Monday, January 28, 2019

NLRB flip-flops on key independent contractor test


The distinction between employees and independent contractors is one that still confounds employers. It is a vitally important distinction, because key employment laws, such as anti-discrimination laws, wage and hour laws, and labor laws do not apply to independent contractors.

In 2014, in FedEx Home Delivery [pdf], the National Labor Relations Board significantly limited the coverage of which workers qualify as independent contractor under federal labor laws. The Board reversed decades of precedent by concluding that workers only qualify as independent contractors if they are "rendering services as part of an independent business." This narrow test subjected myriad workers to coverage as employees, even if the employer exercised limited (or no) control over how they performed their jobs.

Last week, in SuperShuttle DFW, Inc. [pdf], the Board reversed course and reinstated its pre-FedEx test. This test balances the following 10 factors to determine whether the "employer" exercised sufficient control over the workers' employment.

  1. The extent of control which, by the agreement, the master may exercise over the details of the work.
  2. Whether or not the one employed is engaged in a distinct occupation or business.
  3. The kind of occupation, with reference to whether, in the locality, the work is usually done under the direction of the employer or by a specialist without supervision.
  4. The skill required in the particular occupation.
  5. Whether the employer or the workman supplies the instrumentalities, tools, and the place of work for the person doing the work.
  6. The length of time for which the person is employed.
  7. The method of payment, whether by the time or by the job.
  8. Whether or not the work is part of the regular business of the employer.
  9. Whether or not the parties believe they are creating the relation of master and servant.
  10. Whether the principal is or is not in business.

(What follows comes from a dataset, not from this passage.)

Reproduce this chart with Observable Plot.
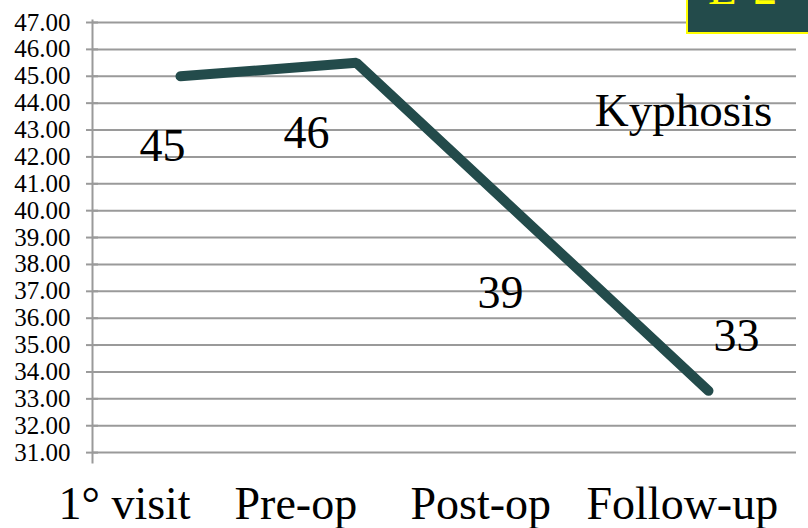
<!DOCTYPE html>
<html><head><meta charset="utf-8">
<script src="https://cdn.jsdelivr.net/npm/d3@7"></script>
<script src="https://cdn.jsdelivr.net/npm/@observablehq/plot@0.6"></script>
<style>
body{margin:0;background:#fff;overflow:hidden}
#wrap{position:relative;width:808px;height:528px;overflow:hidden}
#badge{position:absolute;z-index:2;left:686px;top:-40px;width:200px;height:70px;background:#234b4b;border:2px solid #ffff00;overflow:hidden}
#badge span{position:absolute;left:20px;top:2px;font-family:"Liberation Serif",serif;font-size:48px;line-height:48px;color:#ffff00;white-space:nowrap}
</style></head><body>
<div id="wrap"><div id="badge"><span>L·2</span></div></div>
<script>
const categories = ["1° visit", "Pre-op", "Post-op", "Follow-up"];
const values = [45.0, 45.5, 39.4, 33.3];
const valueLabels = ["45", "46", "39", "33"];
const yTicks = [31, 32, 33, 34, 35, 36, 37, 38, 39, 40, 41, 42, 43, 44, 45, 46, 47];
const seriesName = "Kyphosis";

const rows = categories.map((c, i) => ({c, v: values[i], t: valueLabels[i]}));
const font = "'Liberation Serif', 'Times New Roman', serif";
const lineColor = "#234b4b";
const labelOffsets = [[-18, 70], [-50, 70], [-32, 66], [28, -55]];

const chart = Plot.plot({
  width: 808,
  height: 528,
  marginLeft: 92,
  marginRight: 12,
  marginTop: 22,
  marginBottom: 49,
  style: {fontFamily: font, color: "#000", background: "#fff"},
  x: {type: "point", domain: categories, padding: 0.5, axis: null},
  y: {domain: [30, 47], axis: null},
  marks: [
    Plot.gridY(yTicks, {stroke: "#9a9a9a", strokeOpacity: 1, strokeWidth: 2}),
    Plot.frame({anchor: "left", stroke: "#9a9a9a", strokeWidth: 2, insetTop: -2, insetBottom: 17}),
    Plot.tickY(yTicks, {y: d => d, frameAnchor: "left", stroke: "#9a9a9a", strokeWidth: 2, insetLeft: -6, insetRight: 698}),
    Plot.text(yTicks, {y: d => d, frameAnchor: "left", text: d => d.toFixed(2), fontSize: 25, fontFamily: font,
      fill: "#000", textAnchor: "end", lineAnchor: "middle", dx: -22}),
    Plot.line(rows, {x: "c", y: "v", stroke: lineColor, strokeWidth: 10, strokeLinecap: "round", strokeLinejoin: "miter"}),
    ...rows.map((r, i) => Plot.text([r], {
      x: "c", y: "v", text: "t", fontSize: 46, fontFamily: font, fill: "#000",
      dx: labelOffsets[i][0], dy: labelOffsets[i][1], lineAnchor: "middle"
    })),
    Plot.text([seriesName], {frameAnchor: "top-right", text: d => d, fontSize: 47, fontFamily: font, fill: "#000",
      textAnchor: "middle", lineAnchor: "middle", dx: -113, dy: 88}),
    Plot.text(categories, {x: d => d, frameAnchor: "bottom", text: d => d, fontSize: 46, fontFamily: font, fill: "#000",
      textAnchor: "start", lineAnchor: "middle", dx: -122, dy: 25})
  ]
});
document.getElementById("wrap").prepend(chart);
</script>
</body></html>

In balancing these factors, the Board concluded that the airport shuttle franchisees were not employees, but instead independent contractors. The Board relied heavily on the facts that the drivers leased or owned their work vans, that they were paid by the customer per fare (as opposed to by the hour or day), and that they maintained nearly unfettered control over their daily work schedules and working conditions. Thus, the franchisee-drivers had significant entrepreneurial opportunity for economic gain (or loss).

This decision is significant, in that it restores some common sense middle ground to the issue of who counts as an employee under the National Labor Relations Act. It bears watching if other agencies (such as the Department of Labor's Wage and Hour Division) continue this trend.